Task prompt:
Skipping all pictures, set down the lines of the listing from the first through the one with "from matplotlib.lines import Line2D".

Supplied information:

★ ★ ★ ★

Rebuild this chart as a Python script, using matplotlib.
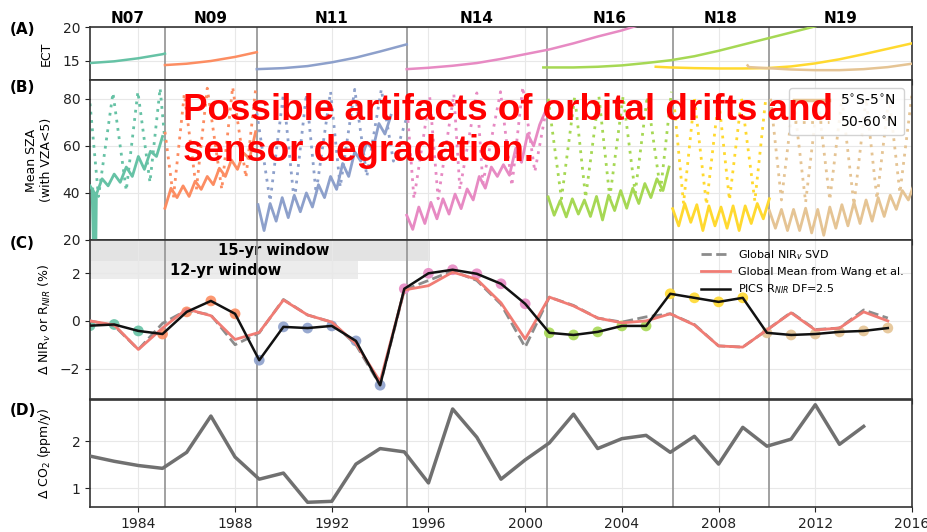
import matplotlib
matplotlib.use("Agg")
import matplotlib.pyplot as plt
import numpy as np

from matplotlib.lines import Line2D

# satellites
SAT_NAMES  = ["N07", "N09", "N11", "N14", "N16", "N18", "N19"]
SAT_COLORS = ["#66c2a5", "#fc8d62", "#8da0cb", "#e78ac3", "#a6d854", "#ffd92f", "#e5c494"]
SAT_STARTS = [1982.0, 1985.1, 1988.9, 1995.1, 2000.9, 2006.1, 2010.1]
SAT_ENDS   = [1985.1, 1988.9, 1995.1, 2000.9, 2006.1, 2010.1, 2016.0]

# (A) equator crossing time
ect_n07_t = [1982.0, 1983.0, 1984.0, 1985.0, 1985.1]
ect_n07   = [14.7, 14.95, 15.4, 16.0, 16.1]
ect_n09_t = [1985.1, 1986.0, 1987.0, 1988.0, 1988.9]
ect_n09   = [14.4, 14.6, 15.0, 15.6, 16.3]
ect_n11_t = [1988.9, 1990, 1991, 1992, 1993, 1994, 1995.1]
ect_n11   = [13.8, 13.95, 14.25, 14.8, 15.5, 16.4, 17.45]
ect_n14_t = [1995.1, 1996, 1997, 1998, 1999, 2000, 2001, 2002, 2003, 2004, 2005]
ect_n14   = [13.8, 14.0, 14.3, 14.7, 15.3, 16.0, 16.7, 17.6, 18.6, 19.5, 20.6]
ect_n16_t = [2000.75, 2002, 2003, 2004, 2005, 2006, 2007, 2008, 2009, 2010, 2011, 2012]
ect_n16   = [14.05, 14.05, 14.15, 14.35, 14.7, 15.1, 15.7, 16.5, 17.4, 18.3, 19.2, 20.1]
ect_n18_t = [2005.4, 2006, 2007, 2008, 2009, 2010, 2011, 2012, 2013, 2014, 2015, 2016]
ect_n18   = [14.15, 14.05, 13.95, 13.9, 13.9, 13.95, 14.2, 14.65, 15.25, 16.0, 16.8, 17.6]
ect_n19_t = [2009.2, 2009.25, 2010, 2011, 2012, 2013, 2014, 2015, 2016]
ect_n19   = [14.35, 14.1, 13.95, 13.75, 13.65, 13.65, 13.8, 14.1, 14.6]

# (B) mean SZA, 5S-5N (quarter-year extremes, first time in SZA_EQ_T0)
SZA_EQ_T0 = [1982.0, 1985.1, 1988.95, 1995.1, 2000.95, 2006.1, 2010.1]
sza_eq_n07 = [43, 39, 46, 43, 48, 44.5, 51, 47, 55.5, 50, 57.7, 55.5, 64]
sza_eq_n09 = [33.5, 42, 38, 43, 38.5, 45, 41.5, 47, 43.5, 50.5, 47, 54, 50, 57, 54.5, 66]
sza_eq_n11 = [35, 24, 35.5, 28, 38, 29.5, 39, 32, 40, 34, 43.5, 38, 47, 41.5, 52.5, 47,
              57.5, 53.5, 61.5, 58.5, 69.5, 65, 73]
sza_eq_n14 = [30.5, 24.5, 34, 27, 36, 29, 37.5, 31, 39.5, 33.3, 41.7, 37, 47, 42, 51, 47,
              52, 47.5, 58.5, 53, 65, 60, 69, 75]
sza_eq_n16 = [38.3, 30.5, 36.8, 29.8, 37.5, 31, 37, 30, 38.5, 28.5, 39, 32.5, 41, 33.5,
              42, 35.5, 44, 38, 46, 41, 51]
sza_eq_n18 = [33.3, 26, 35.5, 27.5, 35, 24, 34.5, 26, 34, 25, 34.5, 24, 34.5, 27, 35.5, 29, 37.5]
sza_eq_n19 = [32.5, 25, 33, 24, 33, 24, 33.5, 23, 33, 22, 34, 25, 35, 26, 36, 27, 37, 28,
              38, 30, 39, 33, 41, 37, 44]
sza_n07_gap_t = [1982.1, 1982.17, 1982.22, 1982.25]
sza_n07_gap   = [41.5, 12, 12, 39]

# (B) mean SZA, 50-60N
sza_hi_n07_t = [1982.0, 1982.35, 1982.95, 1983.5, 1983.98, 1984.48, 1984.9, 1985.1]
sza_hi_n07   = [78, 38.5, 82.5, 41, 83, 44.5, 84.5, 62]
sza_hi_n09_t = [1985.1, 1985.45, 1985.9, 1986.4, 1986.85, 1987.45, 1987.9, 1988.45, 1988.85]
sza_hi_n09   = [66, 38, 82, 41.5, 84.5, 41.5, 85, 46.5, 84]
sza_hi_n11_t = [1988.9, 1989.45, 1990.0, 1990.45, 1990.95, 1991.35, 1991.95, 1992.35,
                1992.95, 1993.45, 1994.05, 1994.55, 1995.1]
sza_hi_n11   = [74, 36.5, 82, 36, 82, 40, 83, 42.5, 84, 47, 84, 53.5, 72]
sza_hi_n14_t = [1995.1, 1995.4, 1996.05, 1996.4, 1997.05, 1997.3, 1998.0, 1998.25,
                1998.98, 1999.45, 1999.9, 2000.4, 2000.9]
sza_hi_n14   = [78, 37.5, 81, 37.5, 82, 41.5, 82.5, 44, 83, 43, 85, 49, 77]
sza_hi_n16_t = [2000.95, 2001.5, 2002.05, 2002.5, 2003.05, 2003.5, 2004.05, 2004.55,
                2005.05, 2005.6, 2006.05]
sza_hi_n16   = [80, 37.5, 81, 38, 81, 38, 81, 40, 81, 41, 83]
sza_hi_n18_t = [2006.15, 2006.55, 2007.0, 2007.5, 2008.0, 2008.45, 2008.95, 2009.5, 2009.95]
sza_hi_n18   = [79, 35.5, 80, 35, 80, 37, 80, 36.5, 80]
sza_hi_n19_t = [2010.15, 2010.6, 2011.1, 2011.6, 2012.1, 2012.6, 2013.1, 2013.6, 2014.1,
                2014.55, 2015.05, 2015.5, 2016.0]
sza_hi_n19   = [80, 37, 80, 36, 80, 37, 80, 35, 80, 37.5, 81, 40, 82]

# (C) NIR anomalies
years_c  = list(range(1982, 2016))
pics_sat = [0, 0, 0, 1, 1, 1, 1, 2, 2, 2, 2, 2, 2, 3, 3, 3, 3, 3, 3,
            4, 4, 4, 4, 4, 5, 5, 5, 5, 6, 6, 6, 6, 6, 6]
pics_nir = [-0.2, -0.15, -0.42, -0.55, 0.38, 0.84, 0.3, -1.65, -0.25, -0.3, -0.21, -0.84,
            -2.7, 1.35, 2.0, 2.15, 1.98, 1.56, 0.72, -0.5, -0.59, -0.46, -0.21, -0.21,
            1.14, 0.97, 0.8, 0.97, -0.5, -0.59, -0.55, -0.46, -0.42, -0.3]
wang_mean = [0.0, -0.17, -1.2, -0.3, 0.5, 0.22, -0.78, -0.48, 0.88, 0.25, -0.05, -0.95,
             -2.55, 1.3, 1.48, 2.05, 1.75, 0.76, -0.76, 1.0, 0.63, 0.12, -0.08, 0.0,
             0.3, -0.17, -1.05, -1.1, -0.38, 0.34, -0.38, -0.3, 0.38, 0.0]
svd_nirv = [0.0, -0.2, -1.2, -0.1, 0.45, 0.25, -1.0, -0.5, 0.9, 0.25, -0.05, -1.0,
            -2.7, 1.3, 1.7, 2.1, 1.7, 0.7, -1.1, 1.0, 0.65, 0.12, -0.05, 0.17,
            0.3, -0.15, -1.05, -1.1, -0.38, 0.36, -0.36, -0.3, 0.46, 0.12]

# (D) CO2 growth rate
years_d = list(range(1982, 2015))
co2_growth = [1.68, 1.57, 1.48, 1.42, 1.76, 2.53, 1.66, 1.19, 1.32, 0.70, 0.72, 1.51,
              1.84, 1.77, 1.11, 2.68, 2.08, 1.19, 1.6, 1.96, 2.57, 1.84, 2.05, 2.12,
              1.76, 2.1, 1.51, 2.29, 1.89, 2.04, 2.77, 1.93, 2.31]

LEFT  = 90 / 928
WIDTH = 822 / 928
GRID_COLOR  = "#e8e8e8"
SPINE_COLOR = "#333333"
BOUND_COLOR = "#9a9a9a"


def main() -> None:
    fig = plt.figure(figsize=[9.28, 5.32], dpi=100)

    ax_a = fig.add_axes([LEFT, 0.8496, WIDTH, 0.0996])
    ax_b = fig.add_axes([LEFT, 0.5489, WIDTH, 0.3008], sharex=ax_a)
    ax_c = fig.add_axes([LEFT, 0.2491, WIDTH, 0.2998], sharex=ax_a)
    ax_d = fig.add_axes([LEFT, 0.0470, WIDTH, 0.2011], sharex=ax_a)

    for ax in (ax_a, ax_b, ax_c, ax_d):
        style_axes(ax)
    for ax in (ax_a, ax_b, ax_c):
        ax.tick_params(labelbottom=False)

    ax_a.set_xlim(1982, 2016)
    ax_a.set_xticks(np.arange(1984, 2017, 4))

    draw_ect(ax_a)
    draw_sza(ax_b)
    draw_nir(ax_c)
    draw_co2(ax_d)

    for ax, letter, y in ((ax_a, "(A)", 0.944), (ax_b, "(B)", 0.836),
                          (ax_c, "(C)", 0.543), (ax_d, "(D)", 0.229)):
        fig.text(0.011, y, letter, fontsize=11, fontweight="bold", va="center")
        ax.yaxis.set_label_coords(-0.045, 0.5)

    fig.text(0.197, 0.826, "Possible artifacts of orbital drifts and\nsensor degradation.",
             color="red", fontsize=26.5, fontweight="bold", family="Liberation Sans",
             ha="left", va="top", linespacing=1.25, zorder=10)

    fig.savefig("out.png", dpi=100)


def style_axes(ax) -> None:
    ax.grid(True, color=GRID_COLOR, linewidth=0.8)
    ax.set_axisbelow(True)
    for spine in ax.spines.values():
        spine.set_color(SPINE_COLOR)
        spine.set_linewidth(1.2)
    ax.tick_params(labelsize=10, colors="#222222")
    for b in SAT_STARTS[1:]:
        ax.axvline(b, color=BOUND_COLOR, linewidth=1.3, zorder=1.5)


def draw_ect(ax) -> None:
    series = [(ect_n07_t, ect_n07), (ect_n09_t, ect_n09), (ect_n11_t, ect_n11),
              (ect_n14_t, ect_n14), (ect_n16_t, ect_n16), (ect_n18_t, ect_n18),
              (ect_n19_t, ect_n19)]
    for (t, v), color in zip(series, SAT_COLORS):
        ax.plot(t, v, color=color, linewidth=1.8, zorder=3)
    ax.set_ylim(12.2, 20)
    ax.set_yticks([15, 20])
    ax.set_ylabel("ECT", fontsize=9)

    for name, t0, t1 in zip(SAT_NAMES, SAT_STARTS, SAT_ENDS):
        ax.text((t0 + t1) / 2, 1.16, name, transform=ax.get_xaxis_transform(),
                ha="center", va="center", fontsize=11, fontweight="bold")


def draw_sza(ax) -> None:
    eq = [sza_eq_n07, sza_eq_n09, sza_eq_n11, sza_eq_n14, sza_eq_n16, sza_eq_n18, sza_eq_n19]
    hi = [(sza_hi_n07_t, sza_hi_n07), (sza_hi_n09_t, sza_hi_n09), (sza_hi_n11_t, sza_hi_n11),
          (sza_hi_n14_t, sza_hi_n14), (sza_hi_n16_t, sza_hi_n16), (sza_hi_n18_t, sza_hi_n18),
          (sza_hi_n19_t, sza_hi_n19)]
    for values, t0, (ht, hv), color in zip(eq, SZA_EQ_T0, hi, SAT_COLORS):
        t = t0 + 0.25 * np.arange(len(values))
        ax.plot(t, values, color=color, linewidth=2.0, zorder=3)
        ax.plot(ht, hv, color=color, linewidth=2.0, linestyle=(0, (1, 2)), zorder=2)
    ax.plot(sza_n07_gap_t, sza_n07_gap, color=SAT_COLORS[0], linewidth=2.5, zorder=3)

    ax.set_ylim(20, 88)
    ax.set_yticks([20, 40, 60, 80])
    ax.set_ylabel("Mean SZA\n(with VZA<5)", fontsize=9)

    handles = [Line2D([], [], color=SAT_COLORS[6], linewidth=2.5),
               Line2D([], [], color=SAT_COLORS[6], linewidth=2.0, linestyle=(0, (1, 2)))]
    ax.legend(handles, [r"5$^{\circ}$S-5$^{\circ}$N", r"50-60$^{\circ}$N"],
              loc="upper right", fontsize=10, framealpha=0.85, handlelength=2.5,
              borderaxespad=0.6)


def draw_nir(ax) -> None:
    ax.fill_between([1982, 1996.05], 2.5, 3.6, color="#e3e3e3", linewidth=0, zorder=0.5)
    ax.fill_between([1982, 1993.1], 1.75, 2.5, color="#ececec", linewidth=0, zorder=0.5)
    ax.text(1989.6, 2.95, "15-yr window", ha="center", va="center",
            fontsize=10.5, fontweight="bold", zorder=1)
    ax.text(1987.6, 2.13, "12-yr window", ha="center", va="center",
            fontsize=10.5, fontweight="bold", zorder=1)

    colors = [SAT_COLORS[i] for i in pics_sat]
    ax.scatter(years_c, pics_nir, c=colors, s=60, alpha=0.9, edgecolors="none", zorder=2)

    ax.plot(years_c, svd_nirv, color="#8c8c8c", linewidth=2.0, linestyle="--",
            label=r"Global NIR$_v$ SVD", zorder=3)
    ax.plot(years_c, wang_mean, color="#f07c74", linewidth=2.0,
            label="Global Mean from Wang et al.", zorder=3.2)
    ax.plot(years_c, pics_nir, color="#111111", linewidth=1.8,
            label=r"PICS R$_{NIR}$ DF=2.5", zorder=3.4)

    ax.set_ylim(-3.3, 3.4)
    ax.set_yticks([-2, 0, 2])
    ax.set_ylabel(r"$\Delta$ NIR$_v$ or R$_{NIR}$ (%)", fontsize=9)
    ax.legend(loc="upper right", fontsize=8, frameon=False, handlelength=2.6,
              borderaxespad=0.3)


def draw_co2(ax) -> None:
    ax.plot(years_d, co2_growth, color="#707070", linewidth=2.5, zorder=3)
    ax.set_ylim(0.6, 2.87)
    ax.set_yticks([1, 2])
    ax.set_ylabel(r"$\Delta$ CO$_2$ (ppm/y)", fontsize=9)


if __name__ == "__main__":
    main()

★ ★ ★ ★

In response:
Rebuild this chart as a Python script, using matplotlib.
import matplotlib
matplotlib.use("Agg")
import matplotlib.pyplot as plt
import numpy as np

from matplotlib.lines import Line2D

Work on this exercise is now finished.